— START OF Recorded data —

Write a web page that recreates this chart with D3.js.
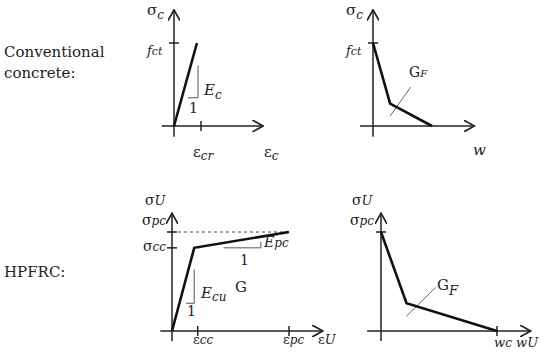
<!DOCTYPE html>
<html>
<head>
<meta charset="utf-8">
<script src="https://cdn.jsdelivr.net/npm/d3@7"></script>
<style>
body { margin: 0; background: #fff; }
text { font-family: "DejaVu Serif", serif; fill: #222; }
</style>
</head>
<body>
<svg id="chart" width="550" height="356"></svg>
<script>
// curves in normalised units (1 = labelled tick value)
CONV_STRESS_STRAIN = [[0, 0], [0.85, 1]];
CONV_SOFTENING = [[0, 1], [0.29, 0.27], [1, 0]];
HPFRC_STRESS_STRAIN = [[0, 0], [0.19, 0.84], [1, 1]];
HPFRC_SOFTENING = [[0, 1], [0.22, 0.28], [1, 0]];

ROW_LABELS = [["Conventional", "concrete:"], ["HPFRC:"]];

var svg = d3.select("#chart");

svg.append("defs").append("marker")
    .attr("id", "arrow")
    .attr("viewBox", "0 0 10 10")
    .attr("refX", 9).attr("refY", 5)
    .attr("markerWidth", 12).attr("markerHeight", 12)
    .attr("markerUnits", "userSpaceOnUse")
    .attr("orient", "auto")
    .append("path")
    .attr("d", "M0,0 L9,5 L0,10")
    .attr("fill", "none")
    .attr("stroke", "#222")
    .attr("stroke-width", 1.4);

function label(x, y, main, sub, opts) {
    opts = opts || {};
    var t = svg.append("text")
        .attr("x", x).attr("y", y)
        .attr("font-size", opts.size || 14)
        .attr("text-anchor", opts.anchor || "start");
    t.append("tspan").attr("font-style", opts.italicMain ? "italic" : "normal").text(main);
    if (sub) {
        t.append("tspan")
            .attr("font-style", "italic")
            .attr("font-size", opts.subSize || 11)
            .attr("dy", opts.subDy == null ? 4 : opts.subDy)
            .text(sub);
    }
    return t;
}

function panel(cfg) {
    var x = d3.scaleLinear().domain([0, 1]).range([cfg.x0, cfg.x1]);
    var y = d3.scaleLinear().domain([0, 1]).range([cfg.y0, cfg.y1]);
    var g = svg.append("g");

    // axes
    g.append("line")
        .attr("x1", x(cfg.xExt[0])).attr("x2", x(cfg.xExt[1]))
        .attr("y1", y(0)).attr("y2", y(0))
        .attr("stroke", "#222").attr("stroke-width", 1.5)
        .attr("marker-end", "url(#arrow)");
    g.append("line")
        .attr("x1", x(0)).attr("x2", x(0))
        .attr("y1", y(cfg.yExt[0])).attr("y2", y(cfg.yExt[1]))
        .attr("stroke", "#222").attr("stroke-width", 1.5)
        .attr("marker-end", "url(#arrow)");

    // ticks
    cfg.yTicks.forEach(function(v) {
        g.append("line")
            .attr("x1", x(0) - 5).attr("x2", x(0) + 5)
            .attr("y1", y(v)).attr("y2", y(v))
            .attr("stroke", "#222").attr("stroke-width", 1.5);
    });
    cfg.xTicks.forEach(function(v) {
        g.append("line")
            .attr("x1", x(v)).attr("x2", x(v))
            .attr("y1", y(0) - 5).attr("y2", y(0) + 5)
            .attr("stroke", "#222").attr("stroke-width", 1.5);
    });

    if (cfg.dashed) {
        g.append("line")
            .attr("x1", x(0)).attr("x2", x(1))
            .attr("y1", y(1)).attr("y2", y(1))
            .attr("stroke", "#444").attr("stroke-width", 1)
            .attr("stroke-dasharray", "3,3");
    }

    var line = d3.line()
        .x(function(d) { return x(d[0]); })
        .y(function(d) { return y(d[1]); });

    if (cfg.gf) {
        g.append("path")
            .datum(cfg.gf)
            .attr("d", line)
            .attr("stroke", "#666").attr("stroke-width", 1)
            .attr("fill", "none");
    }

    g.append("path")
        .datum(cfg.curve)
        .attr("d", line)
        .attr("fill", "none")
        .attr("stroke", "#111")
        .attr("stroke-width", 2.6)
        .attr("stroke-linejoin", "miter");

    (cfg.slopes || []).forEach(function(s) {
        g.append("path")
            .datum(s)
            .attr("d", line)
            .attr("fill", "none")
            .attr("stroke", "#555").attr("stroke-width", 1);
    });
    return {x: x, y: y};
}

// row labels
label(4, 57, ROW_LABELS[0][0], null, {size: 15});
label(4, 78, ROW_LABELS[0][1], null, {size: 15});
label(4, 277, ROW_LABELS[1][0], null, {size: 15});

// Conventional: stress-strain
panel({
    x0: 174, x1: 201, y0: 126, y1: 43,
    xExt: [-0.45, 3.3], yExt: [-0.13, 1.4],
    xTicks: [1], yTicks: [1],
    curve: CONV_STRESS_STRAIN,
    slopes: [[[0.89, 0.73], [0.89, 0.34], [0.52, 0.34]]]
});
label(147, 15, "σ", "c", {size: 15, subDy: 4, subSize: 12});
label(147, 55, "f", "ct", {italicMain: true, size: 13, subDy: 0, subSize: 11});
label(204, 95, "E", "c", {italicMain: true, size: 15, subDy: 4, subSize: 12});
label(189, 113, "1", null, {size: 14});
label(193, 157, "ε", "cr", {size: 15, subDy: 3, subSize: 12});
label(264, 157, "ε", "c", {size: 15, subDy: 3, subSize: 12});

// Conventional: softening
panel({
    x0: 373, x1: 432, y0: 126, y1: 43,
    xExt: [-0.22, 1.72], yExt: [-0.13, 1.4],
    xTicks: [], yTicks: [1],
    curve: CONV_SOFTENING,
    gf: [[0.29, 0.12], [0.64, 0.47]]
});
label(346, 15, "σ", "c", {size: 15, subDy: 4, subSize: 12});
label(346, 55, "f", "ct", {italicMain: true, size: 13, subDy: 0, subSize: 11});
label(409, 77, "G", "F", {size: 14, subDy: 0, subSize: 10});
label(473, 155, "w", null, {italicMain: true, size: 15});

// HPFRC: stress-strain
panel({
    x0: 172, x1: 289, y0: 331, y1: 232,
    xExt: [-0.1, 1.29], yExt: [-0.1, 1.19],
    xTicks: [0.22, 1], yTicks: [1, 0.84],
    curve: HPFRC_STRESS_STRAIN,
    dashed: true,
    slopes: [[[0.19, 0.62], [0.19, 0.28], [0.12, 0.28]],
             [[0.44, 0.84], [0.76, 0.84], [0.76, 0.9]]]
});
label(145, 205, "σ", "U", {size: 14, subDy: 0, subSize: 13});
label(142, 225, "σ", "pc", {size: 14, subDy: 0, subSize: 12});
label(143, 251, "σ", "cc", {size: 14, subDy: 0, subSize: 12});
label(201, 298, "E", "cu", {italicMain: true, size: 15, subDy: 3, subSize: 12});
label(235, 292, "G", null, {size: 15});
label(240, 265, "1", null, {size: 14});
label(187, 316, "1", null, {size: 14});
label(264, 247, "E", "pc", {italicMain: true, size: 14, subDy: 0, subSize: 12});
label(193, 344, "ε", "cc", {size: 13, subDy: 0, subSize: 12});
label(283, 344, "ε", "pc", {size: 13, subDy: 0, subSize: 12});
label(318, 344, "ε", "U", {size: 13, subDy: 0, subSize: 13});

// HPFRC: softening
panel({
    x0: 381, x1: 497, y0: 331, y1: 232,
    xExt: [-0.12, 1.29], yExt: [-0.1, 1.19],
    xTicks: [1], yTicks: [1],
    curve: HPFRC_SOFTENING,
    gf: [[0.22, 0.15], [0.47, 0.44]]
});
label(352, 205, "σ", "U", {size: 14, subDy: 0, subSize: 13});
label(350, 225, "σ", "pc", {size: 14, subDy: 0, subSize: 12});
label(437, 290, "G", "F", {size: 15, subDy: 5, subSize: 13});
label(494, 347, "w", "c", {italicMain: true, size: 13, subDy: 0, subSize: 12});
label(516, 347, "w", "U", {italicMain: true, size: 13, subDy: 0, subSize: 13});
</script>
</body>
</html>
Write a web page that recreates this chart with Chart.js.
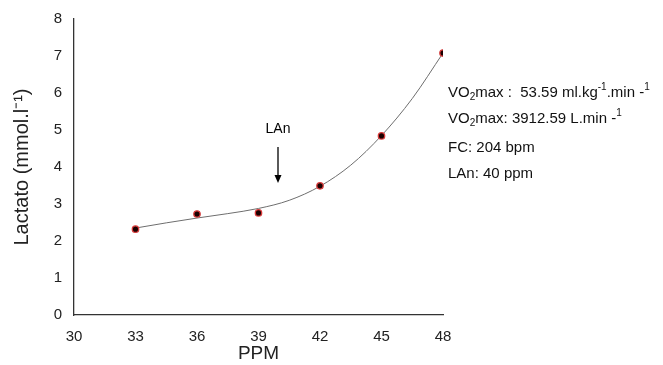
<!DOCTYPE html>
<html>
<head>
<meta charset="utf-8">
<script src="https://cdn.jsdelivr.net/npm/chart.js@4.4.1/dist/chart.umd.min.js"></script>
<style>
  body { margin: 0; background: #fff; }
  #wrap { width: 663px; height: 365px; }
</style>
</head>
<body>
<div id="wrap"><canvas id="myChart"></canvas></div>
<script>
// medidas (PPM vs lactato)
let ppm = [33, 36, 39, 42, 45, 48];
let lactato = [2.32, 2.73, 2.76, 3.49, 4.84, 7.08];

// linea de tendencia
let curvaX = [33, 34.5, 36, 37.5, 39, 40.5, 42, 43.5, 45, 46.5, 48];
let curvaY = [2.35, 2.49, 2.62, 2.74, 2.88, 3.1, 3.48, 4.05, 4.85, 5.85, 7.08];

let xTicks = [30, 33, 36, 39, 42, 45, 48];
let yTicks = [0, 1, 2, 3, 4, 5, 6, 7, 8];

let lanPpm = 40;
let lanLabel = "LAn";

const fuente = "'Liberation Sans', Arial, sans-serif";

const puntos = ppm.map((x, i) => ({ x: x, y: lactato[i] }));
const curva = curvaX.map((x, i) => ({ x: x, y: curvaY[i] }));

// flecha LAn y texto de la derecha
const anotaciones = {
    id: "anotaciones",
    afterDraw(chart) {
        const ctx = chart.ctx;
        const xs = chart.scales.x;
        const ax = xs.getPixelForValue(lanPpm) - 1;
        ctx.save();
        ctx.fillStyle = "#000";
        ctx.strokeStyle = "#000";
        ctx.font = "14px " + fuente;
        ctx.textAlign = "center";
        ctx.textBaseline = "middle";
        ctx.fillText(lanLabel, ax, 129);
        let y0 = 147;
        let y1 = 183;
        ctx.lineWidth = 1.3;
        ctx.beginPath();
        ctx.moveTo(ax, y0);
        ctx.lineTo(ax, y1 - 6);
        ctx.stroke();
        ctx.beginPath();
        ctx.moveTo(ax - 3.5, y1 - 8);
        ctx.lineTo(ax + 3.5, y1 - 8);
        ctx.lineTo(ax, y1);
        ctx.closePath();
        ctx.fill();

        // bloque de texto
        ctx.fillStyle = "#111";
        ctx.textAlign = "left";
        ctx.textBaseline = "alphabetic";
        const lineas = [
            [["VO", 0], ["2", 1], ["max :  53.59 ml.kg", 0], ["-1", 2], [".min -", 0], ["1", 2]],
            [["VO", 0], ["2", 1], ["max: 3912.59 L.min -", 0], ["1", 2]],
            [["FC: 204 bpm", 0]],
            [["LAn: 40 ppm", 0]]
        ];
        const baseY = [97, 123, 152, 178];
        lineas.forEach((partes, i) => {
            let x = 448;
            partes.forEach(p => {
                let dy = 0;
                if (p[1] == 0) {
                    ctx.font = "15px " + fuente;
                } else {
                    ctx.font = "10px " + fuente;
                    dy = p[1] == 1 ? 3 : -7;
                }
                ctx.fillText(p[0], x, baseY[i] + dy);
                x += ctx.measureText(p[0]).width;
            });
        });
        ctx.restore();
    }
};

const config = {
    type: "scatter",
    data: {
        datasets: [{
            label: "curva",
            data: curva,
            showLine: true,
            borderColor: "#6e6e6e",
            borderWidth: 1,
            pointRadius: 0,
            tension: 0.4,
            cubicInterpolationMode: "monotone",
            order: 2
        }, {
            label: "puntos",
            data: puntos,
            backgroundColor: "#1a0000",
            borderColor: "#d83a3a",
            borderWidth: 1.3,
            pointRadius: 3.2,
            order: 1
        }]
    },
    options: {
        responsive: true,
        maintainAspectRatio: false,
        animation: false,
        layout: { padding: { left: 0, right: 220, top: 19, bottom: 0 } },
        plugins: { legend: { display: false }, tooltip: { enabled: false } },
        scales: {
            x: {
                type: "linear",
                min: 30,
                max: 48,
                afterBuildTicks: (s) => { s.ticks = xTicks.map(v => ({ value: v })); },
                afterFit: (s) => { s.height = 50; },
                grid: { display: false, drawOnChartArea: false, drawTicks: true, tickLength: 5, tickColor: "#333" },
                border: { display: true, color: "#333", width: 1.3 },
                ticks: { color: "#222", font: { family: fuente, size: 15 }, padding: 8, maxRotation: 0 },
                title: { display: true, text: "PPM", color: "#222", font: { family: fuente, size: 19 }, padding: { top: 0, bottom: 0 } }
            },
            y: {
                min: 0,
                max: 8,
                afterBuildTicks: (s) => { s.ticks = yTicks.map(v => ({ value: v })); },
                afterFit: (s) => { s.width = 74; },
                grid: { display: false, drawOnChartArea: false, drawTicks: true, tickLength: 5, tickColor: "#333" },
                border: { display: true, color: "#333", width: 1.3 },
                ticks: { color: "#222", font: { family: fuente, size: 15 }, padding: 7 },
                title: { display: true, text: "Lactato (mmol.l\u207B\u00B9)", color: "#222", font: { family: fuente, size: 20 }, padding: { top: 10, bottom: 4 } }
            }
        }
    },
    plugins: [anotaciones]
};

window.onload = () => {
    const myChart = new Chart("myChart", config);
};
</script>
</body>
</html>
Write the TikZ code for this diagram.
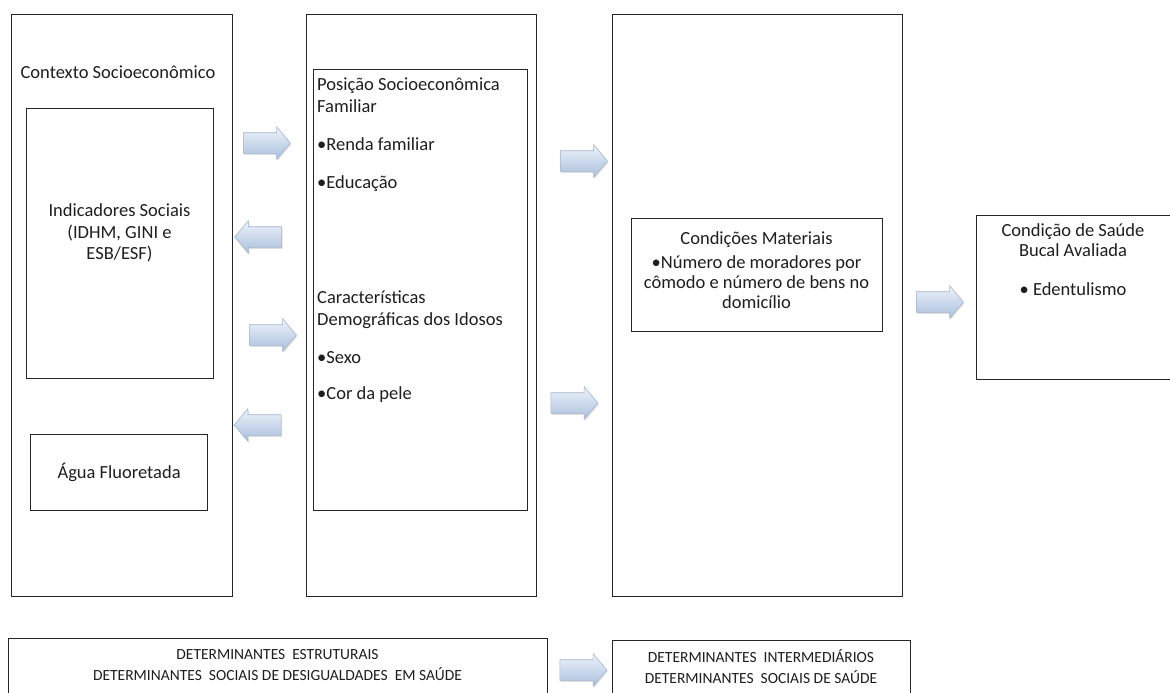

— END OF Recorded data —

Return all lines containing "this".

Write a web page that recreates this chart with D3.js.
Write a web page that recreates this chart with Chart.js.
Write the TikZ code for this diagram.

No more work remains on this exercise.